#### TASK DESCRIPTION:
Quote from the first line below through the line that contains "plt.rcParams['mathtext.rm'] = 'Lato'", both included, and leave the pictures out.

#### LISTED ENTRIES:
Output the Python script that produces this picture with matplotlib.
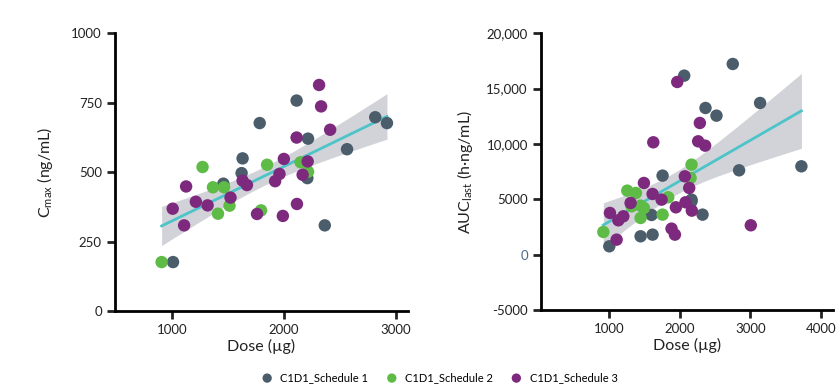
import numpy as np
import matplotlib.pyplot as plt

plt.rcParams['font.family'] = ['Lato', 'DejaVu Sans']
plt.rcParams['mathtext.fontset'] = 'custom'
plt.rcParams['mathtext.rm'] = 'Lato'

# Cmax (ng/mL) vs dose (ug), by schedule
s1_dose_c = [1009, 1459, 1631, 1622, 1784, 2114, 2216, 2210, 2565, 2366, 2817, 2922]
s1_cmax = [176, 458, 549, 496, 676, 757, 620, 478, 582, 308, 697, 676]
s2_dose_c = [907, 1273, 1366, 1465, 1411, 1514, 1796, 1850, 2150, 2216]
s2_cmax = [176, 518, 445, 445, 350, 379, 362, 526, 535, 501]
s3_dose_c = [1006, 1108, 1126, 1213, 1318, 1523, 1631, 1670, 1760, 1922,
             1961, 2000, 1991, 2114, 2117, 2168, 2213, 2315, 2333, 2414]
s3_cmax = [368, 308, 448, 393, 380, 408, 469, 453, 349, 467,
           493, 547, 342, 624, 385, 490, 538, 813, 736, 652]

# AUClast (h*ng/mL) vs dose (ug), by schedule
s1_dose_a = [1000, 1444, 1614, 1600, 1756, 2063, 2167, 2167, 2323, 2365,
             2521, 2752, 2842, 3140, 3726]
s1_auc = [753, 1657, 1807, 3584, 7139, 16175, 4970, 4820, 3614, 13253,
          12560, 17229, 7620, 13705, 7982]
s2_dose_a = [915, 1255, 1378, 1316, 1444, 1491, 1444, 1756, 1836, 2153, 2167]
s2_auc = [2048, 5783, 5572, 4367, 4428, 4217, 3313, 3614, 5181, 6928, 8133]
s3_dose_a = [1009, 1104, 1128, 1199, 1302, 1491, 1624, 1614, 1742, 1883,
             1931, 1945, 1964, 2072, 2082, 2134, 2171, 2285, 2261, 2360, 3008]
s3_auc = [3765, 1355, 3102, 3464, 4669, 6476, 10151, 5482, 4970, 2349,
          1807, 4277, 15602, 7078, 4729, 6024, 3976, 11898, 10241, 9849, 2651]

labels = ['C1D1_Schedule 1', 'C1D1_Schedule 2', 'C1D1_Schedule 3']
colors = ['#4b5d6b', '#5dbb46', '#7d2a7e']


def fit_band(ax, xs, ys):
    # linear fit + 95% confidence band, like seaborn regplot
    x = np.array(xs, float)
    y = np.array(ys, float)
    n = len(x)
    b, a = np.polyfit(x, y, 1)
    grid = np.linspace(x.min(), x.max(), 100)
    pred = a + b * grid
    resid = y - (a + b * x)
    s = np.sqrt(np.sum(resid ** 2) / (n - 2))
    se = s * np.sqrt(1 / n + (grid - x.mean()) ** 2 / np.sum((x - x.mean()) ** 2))
    t = 2.02
    ax.fill_between(grid, pred - t * se, pred + t * se, color='#d2d3d8', lw=0, zorder=1)
    ax.plot(grid, pred, color='#4cc4c9', lw=2, zorder=2)


def style(ax):
    for sp in ['top', 'right']:
        ax.spines[sp].set_visible(False)
    for sp in ['left', 'bottom']:
        ax.spines[sp].set_linewidth(2)
    ax.tick_params(width=2, length=6, labelsize=9.5, colors='#222222')
    ax.set_xlabel('Dose (µg)', fontsize=11.5, color='#222222', labelpad=2)


fig = plt.figure(figsize=(8.4, 3.86), dpi=100)
ax1 = fig.add_axes([0.1369, 0.1943, 0.3488, 0.7202])
ax2 = fig.add_axes([0.644, 0.197, 0.3477, 0.7167])

groups_c = [(s1_dose_c, s1_cmax), (s2_dose_c, s2_cmax), (s3_dose_c, s3_cmax)]
groups_a = [(s1_dose_a, s1_auc), (s2_dose_a, s2_auc), (s3_dose_a, s3_auc)]

fit_band(ax1, sum([g[0] for g in groups_c], []), sum([g[1] for g in groups_c], []))
fit_band(ax2, sum([g[0] for g in groups_a], []), sum([g[1] for g in groups_a], []))

for (xd, yd), c, lab in zip(groups_c, colors, labels):
    ax1.scatter(xd, yd, s=80, color=c, edgecolors='none', zorder=3, label=lab)
for (xd, yd), c in zip(groups_a, colors):
    ax2.scatter(xd, yd, s=80, color=c, edgecolors='none', zorder=3)

ax1.set_xlim(490, 3110)
ax1.set_ylim(0, 1000)
ax1.set_xticks([1000, 2000, 3000])
ax1.set_yticks([0, 250, 500, 750, 1000])
ax1.set_ylabel('C$_{\\mathrm{max}}$ (ng/mL)', fontsize=11.5, color='#222222', labelpad=12)
style(ax1)

ax2.set_xlim(30, 4175)
ax2.set_ylim(-5000, 20000)
ax2.set_xticks([1000, 2000, 3000, 4000])
ax2.set_yticks([-5000, 0, 5000, 10000, 15000, 20000])
ax2.set_yticklabels(['-5000', '0', '5000', '10,000', '15,000', '20,000'])
ax2.set_ylabel('AUC$_{\\mathrm{last}}$ (h·ng/mL)', fontsize=11.5, color='#222222', labelpad=8)
style(ax2)
ax2.get_yticklabels()[1].set_color('#4a6a8a')

fig.legend(loc='center', bbox_to_anchor=(0.52, 0.022), ncol=3, frameon=False,
           fontsize=8, handletextpad=0.2, columnspacing=1.1, markerscale=0.75)

fig.savefig('out.png', dpi=100)
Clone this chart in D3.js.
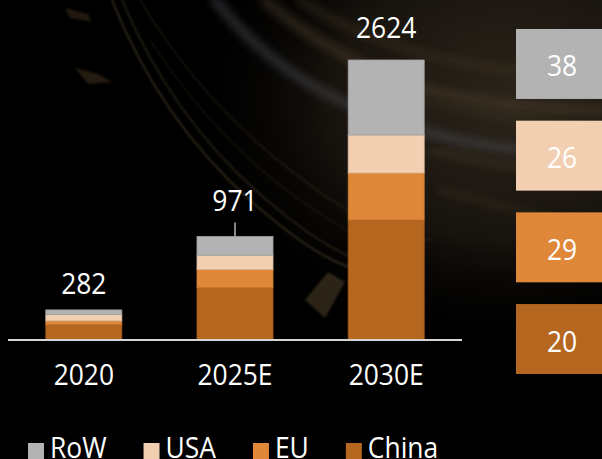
<!DOCTYPE html>
<html>
<head>
<meta charset="utf-8">
<script src="https://cdn.jsdelivr.net/npm/d3@7"></script>
<style>
  html, body { margin: 0; padding: 0; background: #000; overflow: hidden; }
  svg { display: block; }
  text { font-family: "Open Sans", "Noto Sans", sans-serif; fill: #fff; }
</style>
</head>
<body>
<svg id="chart" width="602" height="459"></svg>
<script>
// Market volume by region (stacked), with growth rates per region
const years = ["2020", "2025E", "2030E"];
const regions = ["China", "EU", "USA", "RoW"];           // bottom -> top
const china = [144, 490, 1125];
const eu    = [35, 170, 440];
const usa   = [59, 135, 356];
const row   = [44, 176, 703];
const totals = [282, 971, 2624];
const growth = [38, 26, 29, 20];                           // RoW, USA, EU, China
const growthOrder = ["RoW", "USA", "EU", "China"];
const legendOrder = ["RoW", "USA", "EU", "China"];

const colors = { RoW: "#b3b3b3", USA: "#f3cfb1", EU: "#e0883a", China: "#b5661f" };

const svg = d3.select("#chart");
const W = 602, H = 459;
const FS = 30, SX = 0.88;   // label font size and horizontal squeeze

// ---------- background: dark scene with soft golden light trails ----------
const defs = svg.append("defs");
const haze = defs.append("radialGradient").attr("id", "haze")
  .attr("cx", 0.85).attr("cy", 0.22).attr("r", 0.55);
haze.append("stop").attr("offset", 0).attr("stop-color", "#2c251b").attr("stop-opacity", 1);
haze.append("stop").attr("offset", 0.55).attr("stop-color", "#1a150f").attr("stop-opacity", 0.9);
haze.append("stop").attr("offset", 1).attr("stop-color", "#000").attr("stop-opacity", 0);
defs.append("filter").attr("id", "soft").append("feGaussianBlur").attr("stdDeviation", 1.2);
defs.append("filter").attr("id", "softer").append("feGaussianBlur").attr("stdDeviation", 4);

const bg = svg.append("g");
bg.append("rect").attr("width", W).attr("height", H).attr("fill", "#000");
bg.append("rect").attr("width", W).attr("height", H).attr("fill", "url(#haze)");

const trails = [
  { d: "M215,0 Q270,70 350,105 T520,150", c: "#4a4c52", w: 9, o: 0.55, f: "softer" },
  { d: "M265,0 Q320,50 400,80 T602,110", c: "#4a3c2a", w: 10, o: 0.5, f: "softer" },
  { d: "M300,0 Q360,40 450,60 T602,70", c: "#3c3222", w: 8, o: 0.5, f: "softer" },
  { d: "M112,0 Q160,120 250,200 T380,270", c: "#6b5a38", w: 1.6, o: 0.55, f: "soft" },
  { d: "M122,0 Q172,118 262,196 T392,262", c: "#6b5a38", w: 1.4, o: 0.45, f: "soft" },
  { d: "M140,0 Q200,100 290,170 T430,240", c: "#5a4a30", w: 1.2, o: 0.4, f: "soft" },
  { d: "M150,40 Q215,140 300,200 T420,250", c: "#4d4028", w: 1.2, o: 0.35, f: "soft" },
  { d: "M430,150 Q500,165 602,180", c: "#4a3e2c", w: 6, o: 0.45, f: "softer" },
  { d: "M440,190 Q520,210 602,235", c: "#3a3022", w: 6, o: 0.45, f: "softer" },
  { d: "M420,100 Q500,120 602,130", c: "#40362a", w: 5, o: 0.4, f: "softer" }
];
bg.selectAll("path.trail").data(trails).join("path")
  .attr("class", "trail")
  .attr("d", d => d.d)
  .attr("fill", "none")
  .attr("stroke", d => d.c)
  .attr("stroke-width", d => d.w)
  .attr("stroke-opacity", d => d.o)
  .attr("stroke-linecap", "round")
  .attr("filter", d => `url(#${d.f})`);
// small blurred flecks
bg.append("path").attr("d", "M305,300 L328,272 L345,282 L325,318 Z")
  .attr("fill", "#4a3e28").attr("opacity", 0.6).attr("filter", "url(#soft)");
bg.append("path").attr("d", "M75,68 L98,74 L112,82 L88,84 Z")
  .attr("fill", "#4a3822").attr("opacity", 0.5).attr("filter", "url(#soft)");
bg.append("path").attr("d", "M65,8 L88,14 L92,22 L70,18 Z")
  .attr("fill", "#4a3822").attr("opacity", 0.45).attr("filter", "url(#soft)");

// ---------- scales ----------
const x = d3.scaleBand().domain(years).range([8, 462]).paddingInner(0.497).paddingOuter(0.25);
const y = d3.scaleLinear().domain([0, 2624]).range([340, 60]);

const table = years.map((yr, i) => ({ year: yr, China: china[i], EU: eu[i], USA: usa[i], RoW: row[i], total: totals[i] }));
const stack = d3.stack().keys(regions)(table);

// ---------- stacked bars ----------
const g = svg.append("g");
g.selectAll("g.layer").data(stack).join("g")
  .attr("class", "layer")
  .attr("fill", d => colors[d.key])
  .attr("stroke", d => d3.color(colors[d.key]).darker(0.35))
  .attr("stroke-width", 0.8)
  .selectAll("rect").data(d => d).join("rect")
  .attr("x", d => x(d.data.year))
  .attr("y", d => y(d[1]))
  .attr("width", x.bandwidth())
  .attr("height", d => y(d[0]) - y(d[1]));

// baseline
g.append("line")
  .attr("x1", 8).attr("x2", 462).attr("y1", 340).attr("y2", 340)
  .attr("stroke", "#d4d4d4").attr("stroke-width", 2);

// x axis labels
const ax = g.append("g").attr("transform", "translate(0,385)")
  .call(d3.axisBottom(x).tickSize(0).tickPadding(0));
ax.select(".domain").remove();
ax.selectAll("text")
  .attr("y", 0).attr("dy", 0)
  .attr("font-size", FS)
  .attr("fill", "#fff")
  .style("font-family", '"Open Sans", sans-serif')
  .attr("transform", `scale(${SX},1)`);

// total labels above bars
const labelGap = [16, 25, 22];
g.selectAll("text.total").data(table).join("text")
  .attr("class", "total")
  .attr("text-anchor", "middle")
  .attr("font-size", FS)
  .attr("transform", (d, i) => `translate(${x(d.year) + x.bandwidth() / 2},${y(d.total) - labelGap[i]}) scale(${SX},1)`)
  .text(d => d3.format("d")(d.total));

// leader tick for the middle label
g.append("line")
  .attr("x1", x("2025E") + x.bandwidth() / 2).attr("x2", x("2025E") + x.bandwidth() / 2)
  .attr("y1", y(totals[1]) - 14).attr("y2", y(totals[1]))
  .attr("stroke", "#b3b3b3").attr("stroke-width", 1.5);

// ---------- growth boxes on the right ----------
const boxY = d3.scaleBand().domain(growthOrder).range([29, 374]).paddingInner(0.237).paddingOuter(0);
const boxes = svg.append("g");
boxes.selectAll("rect").data(growthOrder).join("rect")
  .attr("x", 516).attr("width", 92)
  .attr("y", d => boxY(d)).attr("height", boxY.bandwidth())
  .attr("fill", d => colors[d]);
boxes.selectAll("text").data(growthOrder).join("text")
  .attr("text-anchor", "middle")
  .attr("font-size", FS)
  .attr("fill", "#f7f7f7")
  .attr("transform", d => `translate(562,${boxY(d) + boxY.bandwidth() / 2 + 12.5}) scale(${SX},1)`)
  .text((d, i) => growth[i]);

// ---------- legend (items flow left to right) ----------
const legend = svg.append("g");
let lx = 28;
legendOrder.forEach(key => {
  const item = legend.append("g").attr("transform", `translate(${lx},443)`);
  item.append("rect").attr("width", 16).attr("height", 16).attr("fill", colors[key]);
  const t = item.append("text")
    .attr("font-size", FS)
    .attr("transform", `translate(22,15) scale(${SX},1)`)
    .text(key);
  const w = t.node().getComputedTextLength() * SX;
  lx += 22 + w + 37;
});
</script>
</body>
</html>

#### SOLUTION TO THIS TASK:
Output the Python script that produces this picture with matplotlib.
import numpy as np
import matplotlib.pyplot as plt

plt.rcParams['font.family'] = ['Lato', 'DejaVu Sans']
plt.rcParams['mathtext.fontset'] = 'custom'
plt.rcParams['mathtext.rm'] = 'Lato'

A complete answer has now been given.